■ CHALLENGE ■
Leave out any pictures and transcribe all other data below exactly.

■ DATA SECTION ■
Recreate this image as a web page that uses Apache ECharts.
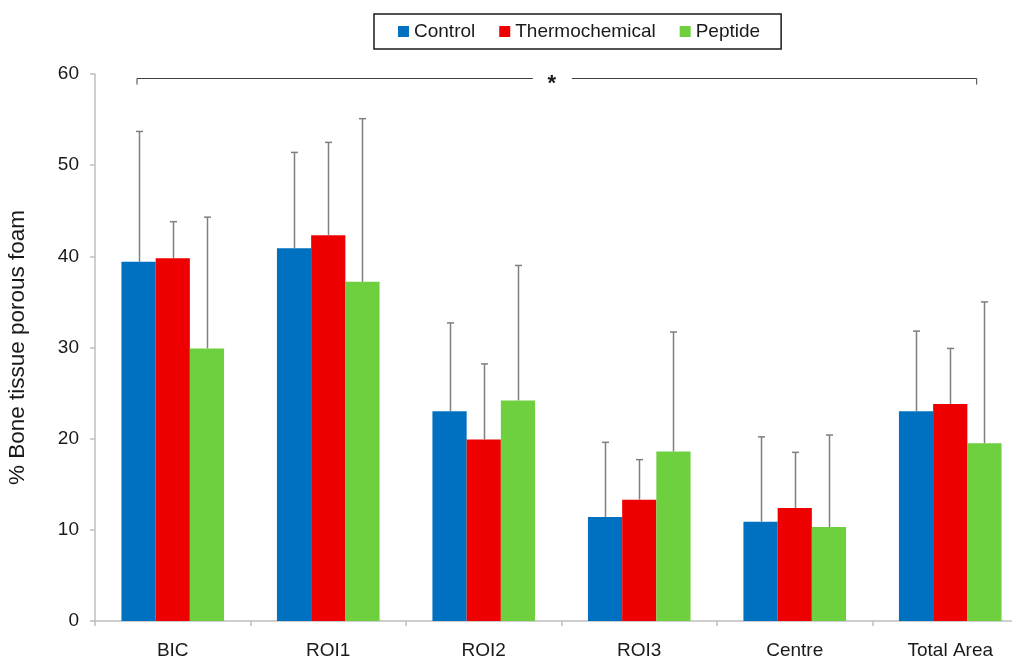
<!DOCTYPE html>
<html>
<head>
<meta charset="utf-8">
<script src="https://cdn.jsdelivr.net/npm/echarts@6/dist/echarts.min.js"></script>
<style>
html,body{margin:0;padding:0;background:#fff;}
#chart{width:1012px;height:658px;}
</style>
</head>
<body>
<div id="chart"></div>
<script>
const categories = ['BIC', 'ROI1', 'ROI2', 'ROI3', 'Centre', 'Total Area'];
const seriesNames = ['Control', 'Thermochemical', 'Peptide'];
const controlMean = [39.4, 40.9, 23.0, 11.4, 10.9, 23.0];
const controlUpper = [53.7, 51.4, 32.7, 19.6, 20.2, 31.8];
const thermoMean = [39.8, 42.3, 19.9, 13.3, 12.4, 23.8];
const thermoUpper = [43.8, 52.5, 28.2, 17.7, 18.5, 29.9];
const peptideMean = [29.9, 37.2, 24.2, 18.6, 10.3, 19.5];
const peptideUpper = [44.3, 55.1, 39.0, 31.7, 20.4, 35.0];
const yTicks = [0, 10, 20, 30, 40, 50, 60];
const bracketFrom = 'BIC';
const bracketTo = 'Total Area';
const bracketLevel = 59.6;
const bracketLabel = '*';
const yAxisTitle = '% Bone tissue porous foam';

const colors = ['#0070C0', '#EE0000', '#6ECF3F'];
const means = [controlMean, thermoMean, peptideMean];
const uppers = [controlUpper, thermoUpper, peptideUpper];
const FONT = "'Liberation Sans', Arial, sans-serif";
const CAT_GAP = 0.34;

const chart = echarts.init(document.getElementById('chart'), null, {renderer: 'canvas'});

const barSeries = seriesNames.map((name, i) => ({
  name: name,
  type: 'bar',
  data: means[i],
  barGap: '0%',
  barCategoryGap: (CAT_GAP * 100) + '%',
  itemStyle: {color: colors[i]},
  z: 2
}));

const errSeries = seriesNames.map((name, i) => ({
  name: name + ' error',
  type: 'custom',
  z: 3,
  silent: true,
  data: categories.map((c, k) => [k, means[i][k], uppers[i][k]]),
  renderItem: function (params, api) {
    const catW = api.size([1, 0])[0];
    const bw = catW * (1 - CAT_GAP) / 3;
    const off = (i - 1) * bw;
    const base = api.coord([api.value(0), api.value(1)]);
    const top = api.coord([api.value(0), api.value(2)]);
    const x = Math.round(base[0] + off) + 0.5;
    const style = {stroke: '#7f7f7f', lineWidth: 1.5};
    return {
      type: 'group',
      children: [
        {type: 'line', shape: {x1: x, y1: base[1], x2: x, y2: top[1]}, style: style},
        {type: 'line', shape: {x1: x - 3.5, y1: top[1], x2: x + 3.5, y2: top[1]}, style: style}
      ]
    };
  }
}));

const bracketSeries = {
  name: 'bracket',
  type: 'custom',
  silent: true,
  z: 4,
  data: [[categories.indexOf(bracketFrom), categories.indexOf(bracketTo), bracketLevel]],
  renderItem: function (params, api) {
    const catW = api.size([1, 0])[0];
    const p1 = api.coord([api.value(0), api.value(2)]);
    const p2 = api.coord([api.value(1), api.value(2)]);
    const x1 = p1[0] - catW * 0.23;
    const x2 = p2[0] + catW * 0.17;
    const y = Math.round(p1[1]) + 0.5;
    const mid = (x1 + x2) / 2 - 5;
    return {
      type: 'group',
      children: [
        {type: 'polyline', shape: {points: [[x1, y + 6], [x1, y], [mid - 19, y]]}, style: {stroke: '#404040', lineWidth: 1, fill: null}},
        {type: 'polyline', shape: {points: [[mid + 20, y], [x2, y], [x2, y + 6]]}, style: {stroke: '#404040', lineWidth: 1, fill: null}},
        {type: 'text', x: mid, y: y + 5, style: {text: bracketLabel, fill: '#1a1a1a', font: "bold 22px 'Liberation Sans', Arial, sans-serif", align: 'center', verticalAlign: 'middle'}}
      ]
    };
  }
};

chart.setOption({
  animation: false,
  backgroundColor: '#fff',
  textStyle: {fontFamily: FONT},
  legend: {
    data: seriesNames,
    left: 374,
    top: 14,
    orient: 'horizontal',
    icon: 'rect',
    itemWidth: 11,
    itemHeight: 11,
    itemGap: 24,
    borderColor: '#1a1a1a',
    borderWidth: 1.5,
    borderRadius: 0,
    padding: [8, 21, 8, 24],
    textStyle: {fontFamily: FONT, fontSize: 19, color: '#1a1a1a'}
  },
  grid: {left: 95, top: 74, width: 933, height: 547, containLabel: false, outerBoundsMode: 'none'},
  xAxis: {
    type: 'category',
    data: categories,
    axisLine: {lineStyle: {color: '#bfbfbf', width: 1.5}},
    axisTick: {show: true, alignWithLabel: false, length: 5, lineStyle: {color: '#bfbfbf', width: 1.5}},
    axisLabel: {fontFamily: FONT, fontSize: 19, color: '#1a1a1a', margin: 20},
    splitLine: {show: false}
  },
  yAxis: {
    type: 'value',
    min: yTicks[0],
    max: yTicks[yTicks.length - 1],
    interval: yTicks[1] - yTicks[0],
    name: yAxisTitle,
    nameLocation: 'middle',
    nameRotate: 90,
    nameGap: 66,
    nameTextStyle: {fontFamily: FONT, fontSize: 22.5, color: '#1a1a1a'},
    axisLine: {show: true, lineStyle: {color: '#bfbfbf', width: 1.5}},
    axisTick: {show: true, length: 5, lineStyle: {color: '#bfbfbf', width: 1.5}},
    axisLabel: {fontFamily: FONT, fontSize: 19, color: '#1a1a1a', margin: 16},
    splitLine: {show: false}
  },
  series: [...barSeries, ...errSeries, bracketSeries]
});
</script>
</body>
</html>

■ FINAL RESULT ■
Recreate this image as a web page that uses Apache ECharts.
<!DOCTYPE html>
<html>
<head>
<meta charset="utf-8">
<script src="https://cdn.jsdelivr.net/npm/echarts@6/dist/echarts.min.js"></script>
<style>
html,body{margin:0;padding:0;background:#fff;}
#chart{width:1012px;height:658px;}
</style>
</head>
<body>
<div id="chart"></div>
<script>
const categories = ['BIC', 'ROI1', 'ROI2', 'ROI3', 'Centre', 'Total Area'];
const seriesNames = ['Control', 'Thermochemical', 'Peptide'];
const controlMean = [39.4, 40.9, 23.0, 11.4, 10.9, 23.0];
const controlUpper = [53.7, 51.4, 32.7, 19.6, 20.2, 31.8];
const thermoMean = [39.8, 42.3, 19.9, 13.3, 12.4, 23.8];
const thermoUpper = [43.8, 52.5, 28.2, 17.7, 18.5, 29.9];
const peptideMean = [29.9, 37.2, 24.2, 18.6, 10.3, 19.5];
const peptideUpper = [44.3, 55.1, 39.0, 31.7, 20.4, 35.0];
const yTicks = [0, 10, 20, 30, 40, 50, 60];
const bracketFrom = 'BIC';
const bracketTo = 'Total Area';
const bracketLevel = 59.6;
const bracketLabel = '*';
const yAxisTitle = '% Bone tissue porous foam';

const colors = ['#0070C0', '#EE0000', '#6ECF3F'];
const means = [controlMean, thermoMean, peptideMean];
const uppers = [controlUpper, thermoUpper, peptideUpper];
const FONT = "'Liberation Sans', Arial, sans-serif";
const CAT_GAP = 0.34;

const chart = echarts.init(document.getElementById('chart'), null, {renderer: 'canvas'});

const barSeries = seriesNames.map((name, i) => ({
  name: name,
  type: 'bar',
  data: means[i],
  barGap: '0%',
  barCategoryGap: (CAT_GAP * 100) + '%',
  itemStyle: {color: colors[i]},
  z: 2
}));

const errSeries = seriesNames.map((name, i) => ({
  name: name + ' error',
  type: 'custom',
  z: 3,
  silent: true,
  data: categories.map((c, k) => [k, means[i][k], uppers[i][k]]),
  renderItem: function (params, api) {
    const catW = api.size([1, 0])[0];
    const bw = catW * (1 - CAT_GAP) / 3;
    const off = (i - 1) * bw;
    const base = api.coord([api.value(0), api.value(1)]);
    const top = api.coord([api.value(0), api.value(2)]);
    const x = Math.round(base[0] + off) + 0.5;
    const style = {stroke: '#7f7f7f', lineWidth: 1.5};
    return {
      type: 'group',
      children: [
        {type: 'line', shape: {x1: x, y1: base[1], x2: x, y2: top[1]}, style: style},
        {type: 'line', shape: {x1: x - 3.5, y1: top[1], x2: x + 3.5, y2: top[1]}, style: style}
      ]
    };
  }
}));

const bracketSeries = {
  name: 'bracket',
  type: 'custom',
  silent: true,
  z: 4,
  data: [[categories.indexOf(bracketFrom), categories.indexOf(bracketTo), bracketLevel]],
  renderItem: function (params, api) {
    const catW = api.size([1, 0])[0];
    const p1 = api.coord([api.value(0), api.value(2)]);
    const p2 = api.coord([api.value(1), api.value(2)]);
    const x1 = p1[0] - catW * 0.23;
    const x2 = p2[0] + catW * 0.17;
    const y = Math.round(p1[1]) + 0.5;
    const mid = (x1 + x2) / 2 - 5;
    return {
      type: 'group',
      children: [
        {type: 'polyline', shape: {points: [[x1, y + 6], [x1, y], [mid - 19, y]]}, style: {stroke: '#404040', lineWidth: 1, fill: null}},
        {type: 'polyline', shape: {points: [[mid + 20, y], [x2, y], [x2, y + 6]]}, style: {stroke: '#404040', lineWidth: 1, fill: null}},
        {type: 'text', x: mid, y: y + 5, style: {text: bracketLabel, fill: '#1a1a1a', font: "bold 22px 'Liberation Sans', Arial, sans-serif", align: 'center', verticalAlign: 'middle'}}
      ]
    };
  }
};

chart.setOption({
  animation: false,
  backgroundColor: '#fff',
  textStyle: {fontFamily: FONT},
  legend: {
    data: seriesNames,
    left: 374,
    top: 14,
    orient: 'horizontal',
    icon: 'rect',
    itemWidth: 11,
    itemHeight: 11,
    itemGap: 24,
    borderColor: '#1a1a1a',
    borderWidth: 1.5,
    borderRadius: 0,
    padding: [8, 21, 8, 24],
    textStyle: {fontFamily: FONT, fontSize: 19, color: '#1a1a1a'}
  },
  grid: {left: 95, top: 74, width: 933, height: 547, containLabel: false, outerBoundsMode: 'none'},
  xAxis: {
    type: 'category',
    data: categories,
    axisLine: {lineStyle: {color: '#bfbfbf', width: 1.5}},
    axisTick: {show: true, alignWithLabel: false, length: 5, lineStyle: {color: '#bfbfbf', width: 1.5}},
    axisLabel: {fontFamily: FONT, fontSize: 19, color: '#1a1a1a', margin: 20},
    splitLine: {show: false}
  },
  yAxis: {
    type: 'value',
    min: yTicks[0],
    max: yTicks[yTicks.length - 1],
    interval: yTicks[1] - yTicks[0],
    name: yAxisTitle,
    nameLocation: 'middle',
    nameRotate: 90,
    nameGap: 66,
    nameTextStyle: {fontFamily: FONT, fontSize: 22.5, color: '#1a1a1a'},
    axisLine: {show: true, lineStyle: {color: '#bfbfbf', width: 1.5}},
    axisTick: {show: true, length: 5, lineStyle: {color: '#bfbfbf', width: 1.5}},
    axisLabel: {fontFamily: FONT, fontSize: 19, color: '#1a1a1a', margin: 16},
    splitLine: {show: false}
  },
  series: [...barSeries, ...errSeries, bracketSeries]
});
</script>
</body>
</html>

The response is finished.